In 2008, I conducted an anonymous questionnaire on teens in high school and in college freshmen classes. Among other information sought, were questions on their work experience as teens. Lets look at my findings reported by high school and first-year college students, comprising 178 high school and 155 college students. For the first year college students, six out of ten students (60%) indicated they had part-time employment during their high school years, with a slightly higher percent of males than females recalling work experiences. Lazy teens? I don’t think so. The data speaks for itself.
The questions for high school students were slightly different, in that I further explored the number of hours worked per week; (1) 10 hours or less; (2) 11 to 15 hours; (3) 16 to 20 hours and (4) 21 hours or more.
First lets look at the percentage of high school students who worked part-time jobs. Males: 50%; Females: 25%; Total Sample: 38%
Now let’s look at how many hours the high school students work. Males: 1. 52%; 2. 23%; 3. 11% 4. 14%
Females: 1. 78%; 2. 18%; 3. 4%; 4. 0%
Clearly, one can surmise that males worked part-time jobs at a higher percentage than females, and also worked longer hours. There appeared to be no clear pattern as teens progressed from freshman to senior status in the number of hours worked, except for slight acceleration in hours for females. Contemporary teens are not lazy.

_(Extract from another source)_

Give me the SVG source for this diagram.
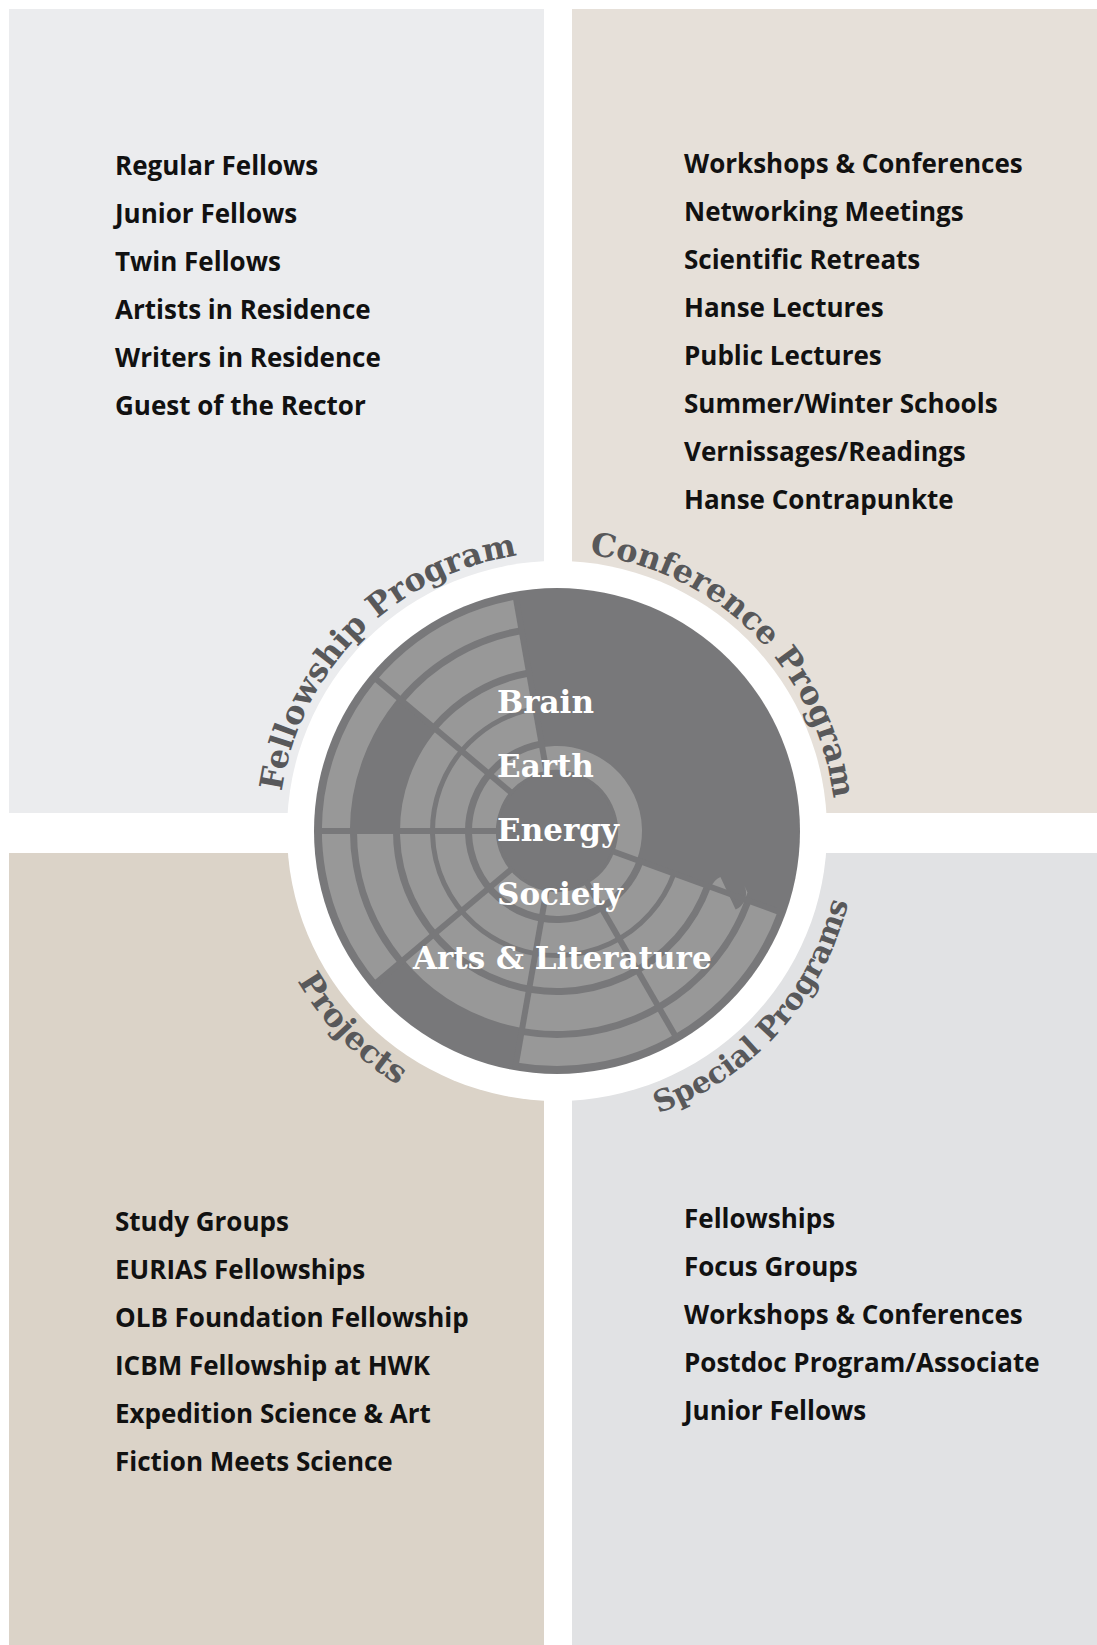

Disadvantages for part-time teen workers:
Numerous studies have been done to explore the negative impact of part-time work on teens. Some findings reported increased behavioral problems, insufficient sleep, not enough leisure, propensity toward drug use, drops in school performance, and increased psychological distress. Research consistently reported a relationship between the number of hours worked and disadvantages to the teen. The more hours a week a teen works above ten hours per week, the greater the perils for teens.
Advantages for part-time teen workers:
The advantages reported may be factors such as greater interest in school, less delinquency, increase in internal motivation, development of work values, adult supervision (often with both parents working, the part-time job affords the teen supervision), and less depression.
Look around you when you when you go to the mall, the grocery store, the car wash, the movie theater, the restaurants, and other venues; and you will see teens working. We should monitor the positive and negative effects of teen employment.